In another year or two, New Gelati Academy will apply to the American Academy for Liberal Education (AALE) for accreditation. AALE is an American accrediting body which specializes in accrediting liberal arts institutions. (In the US, accreditation of higher education institutions is not done by the government, but by private associations of existing institutions.) St. John’s College in Annapolis is accredited by the AALE. Such accreditation would not replace Georgian accreditation but would be helpful in allowing New Gelati students to be accepted in American institutions and in making it possible for American students to receive credit for studies completed at New Gelati Academy.
Q. Could you tell us what the programme’s means of finance are?
A. Because of the reason that New Gelati Academy has been organized as a new college within an existing university — Grigol Robakidze University (formerly known as Alma Mater) — we were fortunate to be able to start operations without incurring new capital costs and our start-up operating costs were largely defrayed from the operating budget of Robakidze University. Once we have a full complement of students, our present scale of operating costs can be largely covered by tuition payments. However, that scale of costs will not be sufficient to achieve the kind of educational excellence to which we are committed. We need to be able to increase faculty salaries considerably above the normal scale of teacher compensation in Georgia so that we can have most of the teaching done by full-time teachers who are devoting most of their efforts to our students of New Gelati. In addition, we recognize that there are many students in Georgia who would love to attend New Gelati Academy and who would truly benefit from it, but whose families absolutely cannot afford to pay our tuition. So, to make the benefits of liberal arts education more broadly available we need to develop a good scholarship programme, and in the near future we will be inviting members of the business community in Georgia to share with us their thoughts about how they might like to participate in making the educational excellence of New Gelati Academy available to students whose parents cannot afford our tuition.
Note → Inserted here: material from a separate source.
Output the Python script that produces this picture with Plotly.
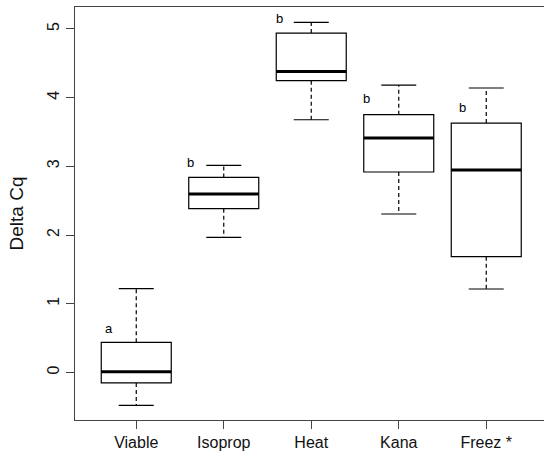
import plotly.graph_objects as go

categories = ["Viable", "Isoprop", "Heat", "Kana", "Freez *"]
lower_whisker = [-0.48, 1.965, 3.678, 2.306, 1.214]
q1_vals = [-0.154, 2.383, 4.246, 2.917, 1.684]
median_vals = [0.01, 2.597, 4.381, 3.412, 2.946]
q3_vals = [0.437, 2.838, 4.94, 3.751, 3.63]
upper_whisker = [1.218, 3.013, 5.095, 4.183, 4.14]
letters = ["a", "b", "b", "b", "b"]
letter_x = [0.69, 1.62, 2.64, 3.63, 4.73]
letter_y = [0.64, 3.05, 5.15, 3.98, 3.86]
y_ticks = [0, 1, 2, 3, 4, 5]

pos = list(range(1, len(categories) + 1))
BOXW = 0.8
CAPW = 0.4

fig = go.Figure()

fig.add_trace(go.Box(
    x=pos, q1=q1_vals, median=median_vals, q3=q3_vals,
    lowerfence=q1_vals, upperfence=q3_vals,
    width=BOXW, whiskerwidth=0,
    fillcolor="white", line=dict(color="black", width=1.2),
    boxpoints=False, showlegend=False, hoverinfo="skip",
))

wx, wy = [], []
for p, a, b, c, d in zip(pos, lower_whisker, q1_vals, q3_vals, upper_whisker):
    wx += [p, p, None, p, p, None]
    wy += [c, d, None, b, a, None]
fig.add_trace(go.Scatter(x=wx, y=wy, mode="lines",
                         line=dict(color="black", width=1.2, dash="4px,3px"),
                         showlegend=False, hoverinfo="skip"))

cx, cy = [], []
for p, a, d in zip(pos, lower_whisker, upper_whisker):
    cx += [p - CAPW / 2, p + CAPW / 2, None, p - CAPW / 2, p + CAPW / 2, None]
    cy += [d, d, None, a, a, None]
fig.add_trace(go.Scatter(x=cx, y=cy, mode="lines",
                         line=dict(color="black", width=1.2),
                         showlegend=False, hoverinfo="skip"))

mx, my = [], []
for p, m in zip(pos, median_vals):
    mx += [p - BOXW / 2, p + BOXW / 2, None]
    my += [m, m, None]
fig.add_trace(go.Scatter(x=mx, y=my, mode="lines",
                         line=dict(color="black", width=3),
                         showlegend=False, hoverinfo="skip"))

for t, x, y in zip(letters, letter_x, letter_y):
    fig.add_annotation(x=x, y=y, text=t, showarrow=False,
                       font=dict(size=13, color="black"))

axis_common = dict(showline=True, mirror=True, linecolor="#444", linewidth=1.2,
                   ticks="outside", ticklen=8, tickcolor="#444", tickwidth=1.2,
                   showgrid=False, zeroline=False, automargin=False)

fig.update_layout(
    width=544, height=457,
    margin=dict(l=75, r=0, t=7, b=37),
    paper_bgcolor="white", plot_bgcolor="white",
    font=dict(family="Liberation Sans, Arial, sans-serif", size=16, color="#111"),
    xaxis=dict(range=[0.3, 5.66], tickvals=pos, ticktext=categories, **axis_common),
    yaxis=dict(range=[-0.693, 5.319], tickvals=y_ticks, tickangle=-90,
               ticklabelstandoff=1,
               title=dict(text="Delta Cq", standoff=15), **axis_common),
)

fig.write_html("out.html", config={"displayModeBar": False},
               post_script="document.body.style.margin='0';")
In the near future New Gelati Academy will establish an endowment fund. This is a practice that is well-established among American universities, where universities such as Yale and Harvard have endowments of tens of billions of dollars, most of whose funds originally came from donations by alumni. We look forward to working with student’s families, alumni, business leaders and donor organizations to begin to create in Georgia the culture of educational philanthropy which is responsible in large measure for the internationally recognized excellence of American higher education.
Q. What can you tell us about New Gelati Academy’s expansion to other universities and its relationship with the business community?
A. Our intention is to limit the size of New Gelati to no more than about 400 students. As demand grows, therefore, we intend to increase the availability of liberal arts education by cloning New Gelati Academy to form new branches in other existing universities or, in some cases, new, free-standing colleges. Even before that happens, we are looking to generate an active public conversation among academics and leaders of all kinds in Georgia about the future of liberal arts education in Georgia. As the idea of liberal arts education becomes known in Georgia, we anticipate that other models besides that of New Gelati will be developed.
As for the business community, there are two aspects of the New Gelati curriculum that require us to have a very active engagement with the business community: The first is our entrepreneurship programme: All students in New Gelati Academy are required to participate in a programme in which they learn how to start their own businesses by actually starting a real small business. This programme is implemented in partnership with Junior Achievement Georgia, an NGO founded in 2003 by me. Junior Achievement Georgia is the largest provider of economic education for young people in Georgia — more than 100,000 Georgian high school students have completed its programmes during the last 6 years — and the implementation of its entrepreneurship programme requires the active participation of volunteer consultants from the business community.
The second area of intense collaboration with the business community — as well as with government and NGOs — is our internship programme. As a way of educating New Gelati students about how the real world works, all students are required, during certain periods in the third and fourth years of study, to work as interns in business, NGOs or governmental offices.
Q. Do you plan to bring students/lecturers from St. John’s College or from any other US based universities?
A. As you know since the establishment of our academy we have brought a number of students from OLEG and they are going to come in the summer of 2010 with another group, we also plan to bring exchange students from West Chester University who hopefully will come in the spring of 2011. In our conversations with officials of West Chester University we have agreed that ultimately we want to create a genuine exchange programme in which Georgian students from New Gelati Academy will be able to spend a semester at West Chester University while an equal number of American students from West Chester University will spend a semester studying at New Gelati Academy. However, since it is likely to take some time to arrange for that sort of programme, we have agreed that for the first year we will aim to arrange a briefer visit — perhaps two or three weeks. We have also agreed that we should start by sending our Georgian students – and some faculty – to the US, and only after that contact has been made would we bring the American students to Georgia. At the same time, our American partners are very interested in having institution-to-institution relationships. They recognize that on both sides our institutions are engaged in an active and possibly very fruitful process of inventing a new future for liberal arts education, and we see big opportunities for benefit on both sides of this equation. Finally, enabling our faculty members to visit our partner institutions in the US is extremely important.
Q. Lastly tell us about tuition fees and possible financial aid that will facilitate access for Georgian student to your programmes?
A. Grigol Robakidze has the practice of matching the government stipend that any student receives. So, if a student receives a stipend of 1,500 GEL, the university will discount the tuition by another 1,500 GEL, making a total reduction of tuition of 3,000 GEL. Unfortunately, the availability of this type of scholarship is not well advertised, and we need to make sure that potential students are aware of this possibility when they are registering for the national exams. In addition, on a case-by-case basis, for needy students who present exceptional ability, we can sometimes make much larger discounts in order to make it possible for especially worthy students to attend. However, at this time that programme is very discretionary and not yet formalized.